Thank you, Mr. Chairman. I favor alternative A—no change in the funds rate and a balanced assessment of risks designed to leave market expectations concerning the path of the funds rate roughly unchanged. Oops, I made a mistake, there is no A. [Laughter] So I propose to create it by changing the wording of the first sentence of alternative B, paragraph 4, to read, “Both downside risks to growth and upside risks to inflation are of significant concern to the Committee.” As it is currently worded, B(4) downplays the downside risks to growth, which have intensified since our last meeting as the credit crunch has worsened and emphasizes inflation risks, which have moderated slightly as oil prices have fallen. The assessment of risks in alternative B, as it stands, is unbalanced and—as Brian just pointed out and the Bluebook does also—is more hawkish than the primary dealers and most market participants generally expect.

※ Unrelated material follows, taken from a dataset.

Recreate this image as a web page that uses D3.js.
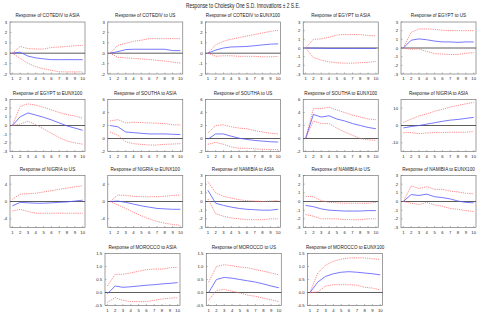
<!DOCTYPE html>
<html>
<head>
<meta charset="utf-8">
<script src="https://cdn.jsdelivr.net/npm/d3@7"></script>
<style>
  body { margin: 0; background: #fff; }
  text { font-family: "Liberation Sans", Arial, sans-serif; fill: #222; }
</style>
</head>
<body>
<div id="chart"></div>
<script>
// Chart size
var width = 480,
    height = 315;

// Horizon periods
var periods = [1, 2, 3, 4, 5, 6, 7, 8, 9, 10];

// Panel titles, in reading order
var panelTitles = [
  "Response of COTEDIV to ASIA", "Response of COTEDIV to US", "Response of COTEDIV to EUNX100",
  "Response of EGYPT to ASIA", "Response of EGYPT to US",
  "Response of EGYPT to EUNX100", "Response of SOUTHA to ASIA", "Response of SOUTHA to US",
  "Response of SOUTHA to EUNX100", "Response of NIGRIA to ASIA",
  "Response of NIGRIA to US", "Response of NIGRIA to EUNX100", "Response of NAMIBIA to ASIA",
  "Response of NAMIBIA to US", "Response of NAMIBIA to EUNX100",
  "Response of MOROCCO to ASIA", "Response of MOROCCO to US", "Response of MOROCCO to EUNX100"
];

// Y axis ranges and tick labels
var yDomains = [
  [-2, 3], [-2, 3], [-2, 3], [-3, 3], [-3, 3],
  [-3, 3], [-2, 6], [-2, 6], [-2, 6], [-15, 15],
  [-6, 6], [-6, 6], [-3, 3], [-3, 3], [-3, 3],
  [-0.5, 1.5], [-0.5, 1.5], [-0.5, 1.5]
];
var small = ["3", "2", "1", "0", "-1", "-2"];
var seven = ["3", "2", "1", "0", "-1", "-2", "-3"];
var sa = ["6", "4", "2", "0", "-2"];
var ng = ["4", "0", "-4"];
var mo = ["1.5", "1.0", "0.5", "0.0", "-0.5"];
var yTickLabels = [
  small, small, small, seven, seven,
  seven, sa, sa, sa, ["10", "0", "-10"],
  ng, ng, seven, seven, seven,
  mo, mo, mo
];

// Impulse responses (blue)
var response = [
  [0, 0.1, -0.28, -0.45, -0.55, -0.62, -0.62, -0.62, -0.62, -0.62],
  [0, 0.15, 0.35, 0.38, 0.38, 0.38, 0.38, 0.38, 0.25, 0.25],
  [0, 0.3, 0.5, 0.6, 0.62, 0.65, 0.72, 0.8, 0.87, 0.9],
  [0, -0.02, -0.03, -0.05, -0.05, -0.05, -0.05, -0.05, -0.05, -0.05],
  [0, 0.9, 1.05, 0.95, 0.8, 0.7, 0.7, 0.65, 0.7, 0.7],
  [0, 1.0, 1.45, 1.2, 0.95, 0.65, 0.3, -0.05, -0.3, -0.55],
  [2.0, 1.8, 1.0, 0.9, 0.8, 0.7, 0.7, 0.7, 0.65, 0.6],
  [-0.1, 0.7, 0.7, 0.35, 0.05, -0.15, -0.3, -0.4, -0.5, -0.55],
  [0, 3.7, 3.3, 3.5, 3.0, 2.7, 2.3, 2.0, 1.7, 1.5],
  [-1.4, -0.6, 0, 0.8, 1.6, 2.4, 3.1, 3.5, 4.1, 4.7],
  [-1.0, -0.2, -0.3, -0.4, -0.4, -0.3, -0.2, -0.1, 0.1, 0.3],
  [0, 0.1, -0.2, -0.6, -1.0, -1.3, -1.6, -1.7, -1.8, -1.8],
  [1.3, -0.2, -0.45, -0.65, -0.8, -0.9, -0.95, -1.0, -1.0, -0.9],
  [-0.45, -0.6, -0.85, -1.0, -1.05, -1.1, -1.1, -1.1, -1.05, -1.05],
  [0, 0.8, 0.7, 0.85, 0.55, 0.45, 0.3, 0.05, -0.1, -0.15],
  [-0.05, 0.25, 0.2, 0.22, 0.25, 0.28, 0.3, 0.33, 0.35, 0.38],
  [0, 0.5, 0.58, 0.55, 0.5, 0.45, 0.4, 0.33, 0.25, 0.18],
  [0, 0.4, 0.62, 0.72, 0.78, 0.8, 0.78, 0.75, 0.72, 0.68]
];

// Upper band (+2 S.E.)
var upper = [
  [0, 0.65, 0.45, 0.4, 0.4, 0.55, 0.6, 0.65, 0.72, 0.75],
  [0, 0.75, 0.95, 1.15, 1.25, 1.4, 1.4, 1.4, 1.4, 1.4],
  [0, 0.8, 1.15, 1.35, 1.5, 1.65, 1.8, 1.95, 2.1, 2.2],
  [0, 1.0, 1.05, 1.25, 1.5, 1.55, 1.55, 1.55, 1.45, 1.4],
  [0, 1.8, 2.2, 2.2, 2.15, 2.05, 2.0, 2.0, 2.0, 2.0],
  [0, 2.2, 2.5, 2.35, 2.1, 1.8, 1.5, 1.25, 1.1, 0.85],
  [2.7, 2.9, 2.4, 2.5, 2.45, 2.4, 2.35, 2.3, 2.1, 2.1],
  [0.85, 2.0, 2.1, 1.8, 1.6, 1.5, 1.2, 1.0, 0.8, 0.7],
  [0, 4.6, 4.6, 4.8, 4.4, 4.0, 3.6, 3.3, 3.0, 2.9],
  [1.8, 3.7, 5.5, 6.7, 8.2, 9.4, 10.6, 11.6, 12.5, 13.3],
  [0.5, 1.7, 1.8, 1.9, 2.2, 2.5, 2.8, 3.1, 3.4, 3.6],
  [0, 1.5, 1.4, 1.2, 1.1, 1.1, 1.1, 1.2, 1.4, 1.5],
  [2.3, 1.0, 0.6, 0.4, 0.2, 0.1, 0.05, 0.0, 0.05, 0.1],
  [0.6, 0.55, 0.1, -0.1, -0.15, -0.2, -0.2, -0.2, -0.2, -0.1],
  [0, 1.8, 1.5, 1.7, 1.4, 1.4, 1.2, 1.1, 0.95, 0.9],
  [0.25, 0.7, 0.7, 0.75, 0.82, 0.88, 0.9, 0.9, 0.95, 0.97],
  [0.4, 1.0, 1.07, 1.03, 0.98, 0.95, 0.88, 0.82, 0.75, 0.68],
  [0, 0.75, 1.05, 1.2, 1.28, 1.33, 1.33, 1.33, 1.3, 1.27]
];

// Lower band (-2 S.E.)
var lower = [
  [0, -0.5, -0.97, -1.3, -1.5, -1.65, -1.78, -1.8, -1.8, -1.8],
  [0, -0.4, -0.45, -0.5, -0.55, -0.6, -0.7, -0.75, -0.85, -0.95],
  [0, -0.3, -0.25, -0.25, -0.3, -0.3, -0.3, -0.35, -0.35, -0.3],
  [0, -1.1, -1.4, -1.6, -1.7, -1.75, -1.75, -1.7, -1.65, -1.55],
  [0, -0.15, -0.1, -0.4, -0.65, -0.7, -0.75, -0.75, -0.6, -0.55],
  [0, 0.15, 0.5, 0.1, -0.4, -0.9, -1.4, -1.8, -2.0, -2.15],
  [1.0, 0.5, -0.5, -0.8, -0.9, -1.0, -1.0, -0.9, -0.85, -0.8],
  [-0.9, -0.6, -0.9, -1.3, -1.5, -1.5, -1.6, -1.65, -1.7, -1.7],
  [0, 2.7, 2.3, 2.3, 1.6, 1.0, 0.5, 0.0, -0.2, -0.3],
  [-4.1, -4.1, -4.7, -4.3, -4.1, -4.1, -3.9, -3.9, -3.9, -3.5],
  [-2.2, -1.8, -2.3, -2.7, -2.7, -2.7, -2.7, -2.7, -2.7, -2.7],
  [0, -0.8, -1.6, -2.5, -3.3, -4.0, -4.6, -5.0, -5.3, -5.5],
  [0.3, -1.4, -1.7, -1.9, -2.0, -2.1, -2.1, -2.1, -2.0, -2.0],
  [-1.5, -1.7, -2.0, -2.0, -2.0, -2.1, -2.1, -2.1, -2.0, -2.0],
  [0, -0.2, -0.35, -0.1, -0.4, -0.55, -0.8, -0.9, -1.05, -1.15],
  [-0.38, -0.2, -0.3, -0.35, -0.35, -0.35, -0.3, -0.25, -0.22, -0.2],
  [-0.3, 0.08, 0.12, 0.05, -0.02, -0.1, -0.15, -0.22, -0.28, -0.35],
  [0, 0.02, 0.25, 0.3, 0.3, 0.3, 0.28, 0.2, 0.17, 0.1]
];

var svg = d3.select("#chart").append("svg")
    .attr("width", width)
    .attr("height", height);

// Main title (narrow, as in the original)
svg.append("text")
    .attr("x", 243)
    .attr("y", 7.5)
    .attr("text-anchor", "middle")
    .attr("textLength", 114)
    .attr("lengthAdjust", "spacingAndGlyphs")
    .style("font-size", "6.8px")
    .text("Response to Cholesky One S.D. Innovations \u00B1 2 S.E.");

// Panel grid: 5 columns for the first 15, then 3 centred
var rowTops = [22, 99.5, 175.5, 253.5];
var panelW = 75,
    panelH = 52;

function panelPos(i) {
  if (i < 15) {
    return { left: 10 + (i % 5) * 97.75, top: rowTops[Math.floor(i / 5)] };
  }
  return { left: 105 + (i - 15) * 101.3, top: rowTops[3] };
}

panelTitles.forEach(function(title, i) {
  var pos = panelPos(i);
  var g = svg.append("g")
      .attr("transform", "translate(" + pos.left + "," + pos.top + ")");

  var x = d3.scaleLinear().domain([0.7, 10.3]).range([0, panelW]);
  var y = d3.scaleLinear().domain(yDomains[i]).range([panelH, 0]);

  // Frame
  g.append("rect")
      .attr("width", panelW)
      .attr("height", panelH)
      .attr("fill", "none")
      .attr("stroke", "#777")
      .attr("stroke-width", 0.7);

  // Title
  g.append("text")
      .attr("x", panelW / 2)
      .attr("y", -5)
      .attr("text-anchor", "middle")
      .style("font-size", "4.6px")
      .text(title);

  // Y ticks
  yTickLabels[i].forEach(function(lab) {
    var v = +lab;
    g.append("line")
        .attr("x1", 0).attr("x2", 1.5)
        .attr("y1", y(v)).attr("y2", y(v))
        .attr("stroke", "#777").attr("stroke-width", 0.5);
    g.append("text")
        .attr("x", -3)
        .attr("y", y(v) + 1.5)
        .attr("text-anchor", "end")
        .style("font-size", "4.2px")
        .text(lab);
  });

  // X ticks
  periods.forEach(function(p) {
    g.append("line")
        .attr("x1", x(p)).attr("x2", x(p))
        .attr("y1", panelH).attr("y2", panelH - 1.5)
        .attr("stroke", "#777").attr("stroke-width", 0.5);
    g.append("text")
        .attr("x", x(p))
        .attr("y", panelH + 6)
        .attr("text-anchor", "middle")
        .style("font-size", "4.2px")
        .text(p);
  });

  // Zero line
  g.append("line")
      .attr("x1", 0).attr("x2", panelW)
      .attr("y1", y(0)).attr("y2", y(0))
      .attr("stroke", "#333")
      .attr("stroke-width", 0.8);

  var line = d3.line()
      .x(function(d, k) { return x(periods[k]); })
      .y(function(d) { return y(d); });

  [upper[i], lower[i]].forEach(function(band) {
    g.append("path")
        .attr("d", line(band))
        .attr("fill", "none")
        .attr("stroke", "#ff6b6b")
        .attr("stroke-width", 0.8)
        .attr("stroke-dasharray", "1.2,1");
  });

  g.append("path")
      .attr("d", line(response[i]))
      .attr("fill", "none")
      .attr("stroke", "#5555ff")
      .attr("stroke-width", 0.8);
});
</script>
</body>
</html>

So it is likely to shift the fed funds futures path and other interest rates upward.
I see no case, at this juncture, for signaling that we are likely to adjust policy upward before the end of the year. Indeed, there is a non-negligible probability, to my mind, that the next move will be down and not up. There is already significant slack in the labor market, and with the economy expected to grow at a near-recessionary pace in the latter half of this year, the unemployment rate is poised to rise further. This growing slack is working to contain inflationary pressures as evidenced by the stability and low level of wage growth. I expect that growing slack will continue holding down wage inflation going forward. Long-term inflation expectations seem relatively well contained, and core inflation has been stable for the past several years. Finally, a major component of the surge in headline inflation—oil price increases—has finally started to show some sign of reversing direction. Although the real funds rate remains quite accommodative by the usual metrics, we are clearly not in a business-as-usual situation. We are in the midst of a serious credit crunch that has, again, worsened during the intermeeting period, as exemplified by the developments at Freddie and Fannie and the other things that many of you have pointed to in our last round. We are likely seeing only the start of what will be a series of bank failures that could make matters much worse. Given these financial headwinds, it is not clear to me that we are accommodative at all; I agree, Mr. Chairman, with the comments you just made on this matter.
Given my preference for an inflation target of around 1¾ percent and equal welfare weights on the inflation and unemployment gaps, I view the Greenbook policy path and forecast as a roughly optimal trajectory to the attainment of our goals. Although core inflation exceeds the level I consider consistent with price stability, unemployment also exceeds the level consistent with full employment. Given our dual mandate and a forecast that envisions a growing unemployment gap, coupled with declining inflation under the Greenbook funds rate path, I see no case for jolting expectations in such a way as to, in effect, tighten policy now. I feel especially strongly about this in view of the major downside risks to the economy from an intensifying credit crunch.